§ **RECORDS SUPPLIED**:
=======
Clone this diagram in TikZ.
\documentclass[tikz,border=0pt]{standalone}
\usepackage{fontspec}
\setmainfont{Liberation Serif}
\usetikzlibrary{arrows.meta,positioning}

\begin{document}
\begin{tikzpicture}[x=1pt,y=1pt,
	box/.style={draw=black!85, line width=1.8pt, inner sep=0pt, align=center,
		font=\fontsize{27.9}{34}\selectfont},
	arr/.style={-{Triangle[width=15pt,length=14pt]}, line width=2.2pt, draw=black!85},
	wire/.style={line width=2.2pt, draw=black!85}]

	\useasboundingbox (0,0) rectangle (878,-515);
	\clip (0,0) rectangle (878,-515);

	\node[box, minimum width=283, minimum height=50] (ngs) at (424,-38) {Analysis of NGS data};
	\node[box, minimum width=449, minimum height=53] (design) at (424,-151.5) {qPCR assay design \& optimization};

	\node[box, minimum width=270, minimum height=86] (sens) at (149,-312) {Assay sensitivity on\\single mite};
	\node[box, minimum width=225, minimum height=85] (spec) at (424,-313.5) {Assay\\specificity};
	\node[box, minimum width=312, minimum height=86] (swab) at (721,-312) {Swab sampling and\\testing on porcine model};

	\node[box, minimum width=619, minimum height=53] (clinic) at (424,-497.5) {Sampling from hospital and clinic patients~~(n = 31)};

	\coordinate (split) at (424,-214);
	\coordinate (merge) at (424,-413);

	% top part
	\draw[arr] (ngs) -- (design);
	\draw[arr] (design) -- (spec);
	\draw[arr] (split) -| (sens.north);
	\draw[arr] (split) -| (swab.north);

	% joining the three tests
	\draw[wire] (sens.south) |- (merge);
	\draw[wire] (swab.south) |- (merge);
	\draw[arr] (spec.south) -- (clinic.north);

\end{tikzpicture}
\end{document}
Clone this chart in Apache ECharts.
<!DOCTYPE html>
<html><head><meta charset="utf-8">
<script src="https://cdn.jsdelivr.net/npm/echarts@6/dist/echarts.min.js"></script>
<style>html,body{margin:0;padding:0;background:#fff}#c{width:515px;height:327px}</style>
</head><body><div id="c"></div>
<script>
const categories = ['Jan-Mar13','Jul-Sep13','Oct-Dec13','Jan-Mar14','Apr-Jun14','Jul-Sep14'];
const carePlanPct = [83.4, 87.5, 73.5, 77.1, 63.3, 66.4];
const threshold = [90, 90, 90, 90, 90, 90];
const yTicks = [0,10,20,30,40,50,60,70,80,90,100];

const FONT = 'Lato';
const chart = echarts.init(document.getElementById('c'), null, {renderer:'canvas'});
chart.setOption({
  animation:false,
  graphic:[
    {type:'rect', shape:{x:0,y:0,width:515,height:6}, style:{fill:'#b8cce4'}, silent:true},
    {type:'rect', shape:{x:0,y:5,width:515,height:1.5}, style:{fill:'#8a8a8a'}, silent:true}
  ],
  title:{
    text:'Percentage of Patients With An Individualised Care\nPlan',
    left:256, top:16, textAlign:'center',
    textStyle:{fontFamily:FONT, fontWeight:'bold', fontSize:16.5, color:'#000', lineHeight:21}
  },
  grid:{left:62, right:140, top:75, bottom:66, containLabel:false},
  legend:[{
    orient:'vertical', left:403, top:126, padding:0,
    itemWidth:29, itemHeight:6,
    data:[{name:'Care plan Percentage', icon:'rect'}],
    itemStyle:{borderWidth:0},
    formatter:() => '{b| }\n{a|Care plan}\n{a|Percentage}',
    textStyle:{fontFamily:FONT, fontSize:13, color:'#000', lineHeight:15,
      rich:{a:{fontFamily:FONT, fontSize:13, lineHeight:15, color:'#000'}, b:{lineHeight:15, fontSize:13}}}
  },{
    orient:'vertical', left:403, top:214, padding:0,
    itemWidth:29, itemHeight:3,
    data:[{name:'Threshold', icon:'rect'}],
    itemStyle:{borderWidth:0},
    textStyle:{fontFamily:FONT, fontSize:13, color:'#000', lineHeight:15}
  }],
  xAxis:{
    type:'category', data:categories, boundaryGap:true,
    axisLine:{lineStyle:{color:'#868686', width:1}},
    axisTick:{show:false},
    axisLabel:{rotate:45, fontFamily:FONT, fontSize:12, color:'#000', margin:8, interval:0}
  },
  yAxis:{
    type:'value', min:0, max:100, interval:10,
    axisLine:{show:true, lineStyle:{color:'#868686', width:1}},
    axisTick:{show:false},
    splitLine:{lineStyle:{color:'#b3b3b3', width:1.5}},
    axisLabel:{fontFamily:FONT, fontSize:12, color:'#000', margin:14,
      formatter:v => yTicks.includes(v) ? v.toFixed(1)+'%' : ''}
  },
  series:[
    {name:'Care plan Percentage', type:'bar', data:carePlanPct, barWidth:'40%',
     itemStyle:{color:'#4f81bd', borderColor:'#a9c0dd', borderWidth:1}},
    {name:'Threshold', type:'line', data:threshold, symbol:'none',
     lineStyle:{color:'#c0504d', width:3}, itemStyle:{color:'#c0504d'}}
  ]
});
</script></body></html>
=======
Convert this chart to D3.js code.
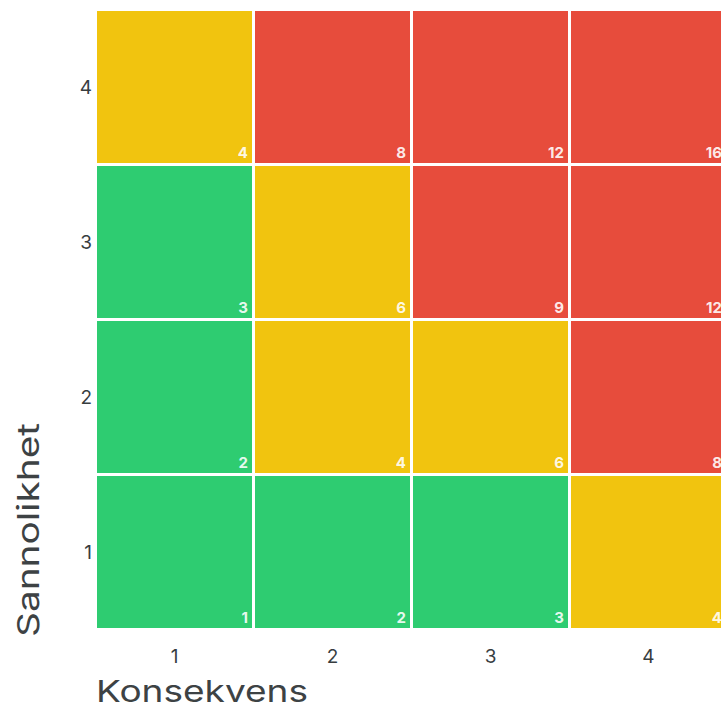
=======
§ **PROBLEM TO SOLVE**: Retype, exactly and in full, the lines above from the one containing "Clone this chart in Apache ECharts." through the one containing "const yTicks = [0,10,20,30,40,50,60,70,80,90,100];".

§ **TASK RESULT**:
Clone this chart in Apache ECharts.
<!DOCTYPE html>
<html><head><meta charset="utf-8">
<script src="https://cdn.jsdelivr.net/npm/echarts@6/dist/echarts.min.js"></script>
<style>html,body{margin:0;padding:0;background:#fff}#c{width:515px;height:327px}</style>
</head><body><div id="c"></div>
<script>
const categories = ['Jan-Mar13','Jul-Sep13','Oct-Dec13','Jan-Mar14','Apr-Jun14','Jul-Sep14'];
const carePlanPct = [83.4, 87.5, 73.5, 77.1, 63.3, 66.4];
const threshold = [90, 90, 90, 90, 90, 90];
const yTicks = [0,10,20,30,40,50,60,70,80,90,100];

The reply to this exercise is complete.